- Interactive map of Vendôme

Restaurant information
- Head chef: Joachim Wissler [de]
- Pastry chef: Larissa Metz
- Rating: 2 Michelin stars
- Location: 51429 Kadettenstraße, Bergisch Gladbach, Germany
- Website: althoffcollection.com/de/althoff-grandhotel-schloss-bensberg/restaurant-vendome

= Vendôme (restaurant) =

Restaurant in Bergisch Gladbach, Germany

Vendôme is a Michelin 2-star restaurant in Bergisch Gladbach, near Cologne, Germany. The restaurant is led by chef de cuisine Joachim Wissler, and is part of the Grandhotel Schloss Bensberg.

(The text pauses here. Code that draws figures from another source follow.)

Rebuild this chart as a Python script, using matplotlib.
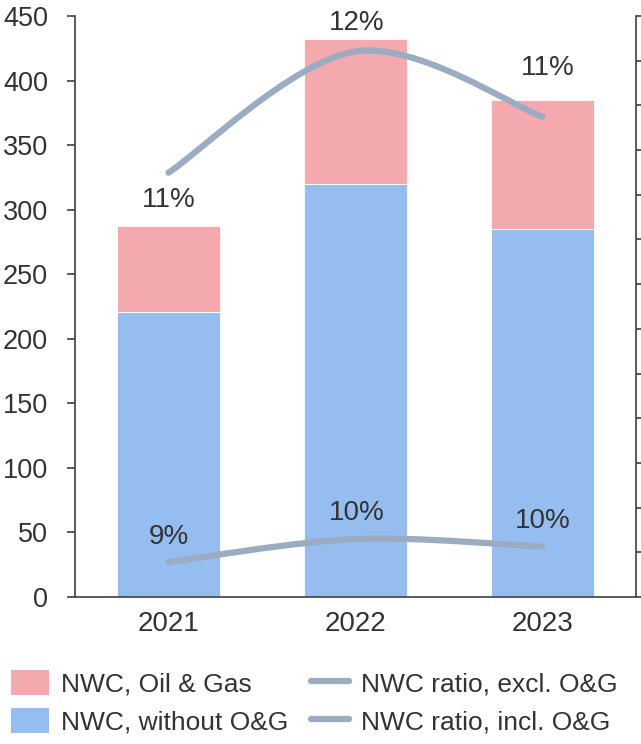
import numpy as np
import matplotlib
matplotlib.use("Agg")
import matplotlib.pyplot as plt
from matplotlib.path import Path
from matplotlib.patches import PathPatch, Patch
from matplotlib.lines import Line2D

plt.rcParams["font.family"] = ["Liberation Sans", "DejaVu Sans"]

years = ["2021", "2022", "2023"]
nwc_core = [221, 320, 285]          # NWC without O&G
nwc_oil_gas = [66, 112, 100]        # NWC, Oil & Gas
ratio_excl = [10.7, 12.0, 11.3]     # NWC ratio, excl. O&G (%)
ratio_incl = [9.4, 10.0, 9.8]       # NWC ratio, incl. O&G (%)

PINK = "#F4A9AE"
BLUE = "#96BDEF"
LINE = "#9AABC2"
TEXT = "#333333"
SPINE = "#404040"
DPI = 100


def smooth_path(xs, ys):
    # Catmull-Rom style cubic Bezier through the points
    pts = np.column_stack([xs, ys]).astype(float)
    n = len(pts)
    verts = [pts[0]]
    codes = [Path.MOVETO]
    for i in range(n - 1):
        p0 = pts[max(i - 1, 0)]
        p1 = pts[i]
        p2 = pts[i + 1]
        p3 = pts[min(i + 2, n - 1)]
        verts += [p1 + (p2 - p0) / 6, p2 - (p3 - p1) / 6, p2]
        codes += [Path.CURVE4] * 3
    return Path(verts, codes)


fig = plt.figure(figsize=(6.41, 7.44), dpi=DPI)
ax = fig.add_axes([75 / 641, 1 - 597 / 744, (636 - 75) / 641, (597 - 16) / 744])

x = np.arange(len(years))
ax.bar(x, nwc_core, width=0.55, color=BLUE, edgecolor="white", linewidth=0.6, zorder=2)
ax.bar(x, nwc_oil_gas, width=0.55, bottom=nwc_core, color=PINK, edgecolor="white",
       linewidth=0.6, zorder=2)

ax.set_xlim(-0.5, 2.5)
ax.set_ylim(0, 450)
ax.set_yticks(np.arange(0, 451, 50))
ax.set_xticks(x)
ax.set_xticklabels(years)
ax.tick_params(axis="y", labelsize=19.5, colors=SPINE, labelcolor=TEXT, length=5.8,
               width=1.2, pad=13.5)
ax.tick_params(axis="x", labelsize=20, labelcolor=TEXT, length=0, pad=10)
for side in ["top", "right"]:
    ax.spines[side].set_visible(False)
for side in ["left", "bottom"]:
    ax.spines[side].set_color(SPINE)
    ax.spines[side].set_linewidth(1.2)

# secondary axis: spine and ticks only
ax_r = ax.twinx()
ax_r.set_ylim(0, 13)
ax_r.set_yticks(np.arange(0, 14, 1))
ax_r.set_yticklabels([])
ax_r.tick_params(axis="y", length=6, width=1.2, colors=SPINE)
for side in ["top", "left", "bottom"]:
    ax_r.spines[side].set_visible(False)
ax_r.spines["right"].set_color(SPINE)
ax_r.spines["right"].set_linewidth(1.2)


def ratio_line(values, ylim, offsets_px):
    lax = ax.twinx()
    lax.set_ylim(*ylim)
    lax.axis("off")
    patch = PathPatch(smooth_path(x, values), fill=False, edgecolor=LINE, lw=4.5,
                      capstyle="round", zorder=3)
    lax.add_patch(patch)
    for i, v in enumerate(values):
        dx, dy = offsets_px[i]
        lax.annotate(f"{v:.0f}%", xy=(x[i], v), xytext=(dx * 72 / DPI, dy * 72 / DPI),
                     textcoords="offset points", ha="center", va="center",
                     fontsize=20, color=TEXT)


ratio_line(ratio_excl, (6.15, 12.38), [(0, -27), (1, 28), (5, 49)])
ratio_line(ratio_incl, (8.486, 23.66), [(0, 25), (1, 26), (0, 26)])

handles = [
    Patch(facecolor=PINK, edgecolor="none"),
    Patch(facecolor=BLUE, edgecolor="none"),
    Line2D([], [], color=LINE, lw=4.5, solid_capstyle="round"),
    Line2D([], [], color=LINE, lw=4.5, solid_capstyle="round"),
]
labels = ["NWC, Oil & Gas", "NWC, without O&G", "NWC ratio, excl. O&G", "NWC ratio, incl. O&G"]
leg = fig.legend(handles, labels, ncol=2, loc="upper left",
                 bbox_to_anchor=(11 / 641, 1 - 670 / 744), frameon=False, fontsize=19,
                 handlelength=1.44, handleheight=1.06, handletextpad=0.45,
                 columnspacing=0.85, labelspacing=0.45, borderpad=0, borderaxespad=0)
for t in leg.get_texts():
    t.set_color(TEXT)

fig.savefig("out.png", dpi=DPI)
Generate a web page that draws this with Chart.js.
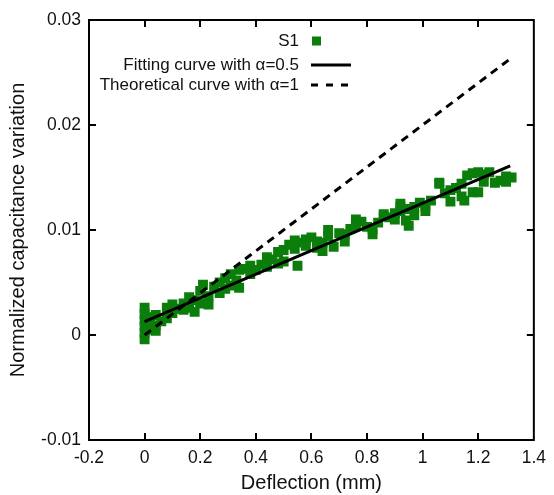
<!DOCTYPE html>
<html>
<head>
<meta charset="utf-8">
<script src="https://cdn.jsdelivr.net/npm/chart.js@4/dist/chart.umd.min.js"></script>
<style>
  html, body { margin: 0; padding: 0; background: #ffffff; }
  #wrap { width: 554px; height: 495px; }
</style>
</head>
<body>
<div id="wrap"><canvas id="c" width="554" height="495"></canvas></div>
<script>
// ---- data ----
const s1X = [
  0,0,0,0,0,0, 0.01,0.01, 0.02, 0.04,0.04,0.04, 0.06, 0.08,0.08, 0.10,0.10, 0.12,
  0.14,0.14, 0.16,0.16, 0.18,0.18, 0.20,0.20, 0.21, 0.23,0.23, 0.25, 0.27,0.27,
  0.29,0.29, 0.31,0.31, 0.33, 0.34,0.34, 0.36, 0.38,0.38, 0.40, 0.42, 0.44,0.44,
  0.46, 0.48,0.48, 0.50,0.50, 0.52, 0.54,0.54,0.55, 0.56, 0.58,0.58, 0.60,
  0.62,0.62, 0.64,0.64, 0.66,0.66, 0.68, 0.70, 0.72,0.72, 0.74, 0.76,0.76, 0.78,
  0.80, 0.82,0.82, 0.84, 0.86,0.86, 0.88, 0.90,0.90, 0.92,0.92,0.92, 0.94,0.94, 0.95,
  0.97,0.97, 0.99, 1.01,1.01, 1.03, 1.06,1.06, 1.08, 1.10,1.10, 1.12, 1.14,1.14,
  1.15, 1.16, 1.18,1.18, 1.20,1.20, 1.22,1.22, 1.24, 1.26, 1.28, 1.30,1.30, 1.32
];
const s1Y = [
  0.0026,0.0020,0.0014,0.0008,0.0002,-0.0004, 0.0017,0.0005, 0.0011, 0.0019,0.0009,0.0004,
  0.0013, 0.0026,0.0016, 0.0029,0.0021, 0.0025,
  0.0030,0.0024, 0.0036,0.0026, 0.0033,0.0022, 0.0042,0.0030, 0.0048, 0.0037,0.0029,
  0.0046, 0.0050,0.0040,
  0.0054,0.0044, 0.0058,0.0047, 0.0052, 0.0062,0.0045, 0.0063, 0.0066,0.0058, 0.0062,
  0.0067, 0.0074,0.0065,
  0.0072, 0.0079,0.0068, 0.0081,0.0070, 0.0086, 0.0090,0.0082,0.0066, 0.0088,
  0.0091,0.0085, 0.0093,
  0.0089,0.0083, 0.0088,0.0080, 0.0100,0.0094, 0.0084, 0.0097, 0.0096,0.0089, 0.0101,
  0.0110,0.0104, 0.0108,
  0.0103, 0.0101,0.0096, 0.0107, 0.0113,0.0115, 0.0112, 0.0116,0.0110,
  0.0125,0.0118,0.0122, 0.0109,0.0120, 0.0104,
  0.0122,0.0114, 0.0126, 0.0123,0.0118, 0.0128, 0.0145,0.0144, 0.0135, 0.0138,0.0127,
  0.0140, 0.0144,0.0132,
  0.0128, 0.0152, 0.0154,0.0136, 0.0155,0.0136, 0.0153,0.0146, 0.0155, 0.0145, 0.0147,
  0.0151,0.0146, 0.0150
];
const fitX = [0, 1.315];
const fitY = [0.00127, 0.0161];
const theoX = [0, 1.315];
const theoY = [0, 0.0263];
const xTicks = [-0.2, 0, 0.2, 0.4, 0.6, 0.8, 1, 1.2, 1.4];
const yTicks = [-0.01, 0, 0.01, 0.02, 0.03];
const legendLabels = ["S1", "Fitting curve with α=0.5", "Theoretical curve with α=1"];
const xTitle = "Deflection (mm)";
const yTitle = "Normalized capacitance variation";

const FONT = "'Liberation Sans', Arial, sans-serif";
const GREEN = "#0b7d0b";

const toPts = (xs, ys) => xs.map((x, i) => ({ x: x, y: ys[i] }));

const framePlugin = {
  id: 'frame',
  afterDatasetsDraw(chart) {
    const { ctx, chartArea: a, scales } = chart;
    ctx.save();
    ctx.strokeStyle = '#000';
    ctx.lineWidth = 2;
    ctx.strokeRect(a.left, a.top, a.right - a.left, a.bottom - a.top);
    const L = 7;
    ctx.beginPath();
    xTicks.slice(1, -1).forEach(v => {
      const px = Math.round(scales.x.getPixelForValue(v));
      ctx.moveTo(px, a.bottom); ctx.lineTo(px, a.bottom - L);
      ctx.moveTo(px, a.top); ctx.lineTo(px, a.top + L);
    });
    yTicks.slice(1, -1).forEach(v => {
      const py = Math.round(scales.y.getPixelForValue(v));
      ctx.moveTo(a.left, py); ctx.lineTo(a.left + L, py);
      ctx.moveTo(a.right, py); ctx.lineTo(a.right - L, py);
    });
    ctx.stroke();
    ctx.restore();
  }
};

const legendPlugin = {
  id: 'customLegend',
  afterDraw(chart) {
    const { ctx } = chart;
    ctx.save();
    ctx.font = "17px " + FONT;
    ctx.fillStyle = '#111';
    ctx.textAlign = 'right';
    ctx.textBaseline = 'middle';
    const tx = 299;
    const rows = [41, 65, 85];
    legendLabels.forEach((t, i) => ctx.fillText(t, tx, rows[i]));
    ctx.fillStyle = GREEN;
    ctx.fillRect(312, rows[0] - 4.5, 9, 9);
    ctx.strokeStyle = '#000';
    ctx.lineWidth = 3;
    ctx.beginPath(); ctx.moveTo(311, rows[1]); ctx.lineTo(351, rows[1]); ctx.stroke();
    ctx.setLineDash([7, 8]);
    ctx.beginPath(); ctx.moveTo(311, rows[2]); ctx.lineTo(351, rows[2]); ctx.stroke();
    ctx.restore();
  }
};

const fmt = v => String(parseFloat(Number(v).toFixed(3)));

new Chart(document.getElementById('c'), {
  type: 'scatter',
  data: {
    datasets: [
      {
        label: legendLabels[1], data: toPts(fitX, fitY), showLine: true,
        borderColor: '#000', borderWidth: 3, pointRadius: 0, fill: false, order: 1
      },
      {
        label: legendLabels[2], data: toPts(theoX, theoY), showLine: true,
        borderColor: '#000', borderWidth: 3, borderDash: [8, 6], pointRadius: 0, fill: false, order: 2
      },
      {
        label: legendLabels[0], data: toPts(s1X, s1Y),
        pointStyle: 'rect', pointRadius: 7, pointBorderWidth: 0,
        backgroundColor: GREEN, borderColor: GREEN, order: 3
      }
    ]
  },
  options: {
    responsive: false,
    animation: false,
    layout: { padding: { left: 2, right: 14, top: 20, bottom: 0 } },
    plugins: { legend: { display: false }, tooltip: { enabled: false } },
    scales: {
      x: {
        type: 'linear', min: -0.2, max: 1.4,
        afterBuildTicks: s => { s.ticks = xTicks.map(v => ({ value: v })); },
        afterFit: s => { s.height = 55; },
        grid: { display: false, drawTicks: false },
        border: { display: false },
        ticks: { font: { family: FONT, size: 17.5 }, color: '#111', padding: 8, maxRotation: 0, callback: v => fmt(v) },
        title: { display: true, text: xTitle, font: { family: FONT, size: 20 }, color: '#111', padding: { top: 0, bottom: 0 } }
      },
      y: {
        type: 'linear', min: -0.01, max: 0.03,
        afterBuildTicks: s => { s.ticks = yTicks.map(v => ({ value: v })); },
        afterFit: s => { s.width = 87; },
        grid: { display: false, drawTicks: false },
        border: { display: false },
        ticks: { font: { family: FONT, size: 17.5 }, color: '#111', padding: 8, callback: v => fmt(v) },
        title: { display: true, text: yTitle, font: { family: FONT, size: 20 }, color: '#111', padding: { top: 4, bottom: 0 } }
      }
    }
  },
  plugins: [framePlugin, legendPlugin]
});
</script>
</body>
</html>
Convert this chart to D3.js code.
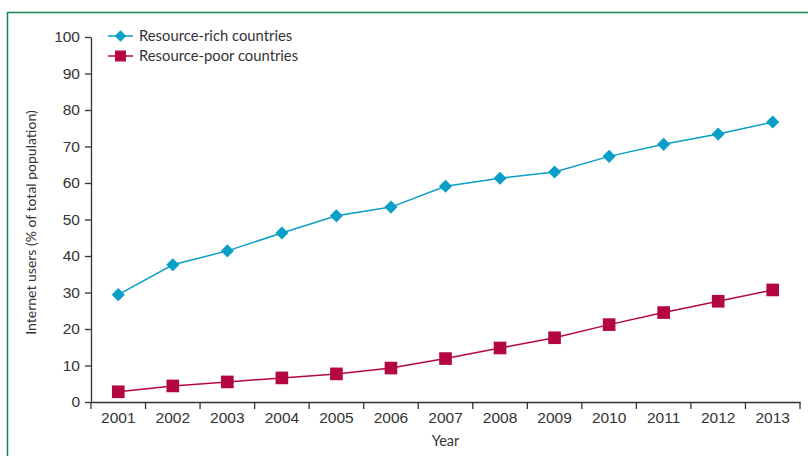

Under Wissler, Vendôme received its first Michelin star in 2001, a second in 2002 and finally the third in 2005, an award only given to "exceptional cuisine with distinctive dishes, precisely executed using superlative ingredients, and worth a special journey". Vendôme has consistently been ranked among The World's 50 Best Restaurants since 2008. It was voted 47th best in the world on Restaurant magazine's 2017 list, the highest ranked German restaurant of two on the list, the other being Tim Raue's restaurant currently ranked at number 48.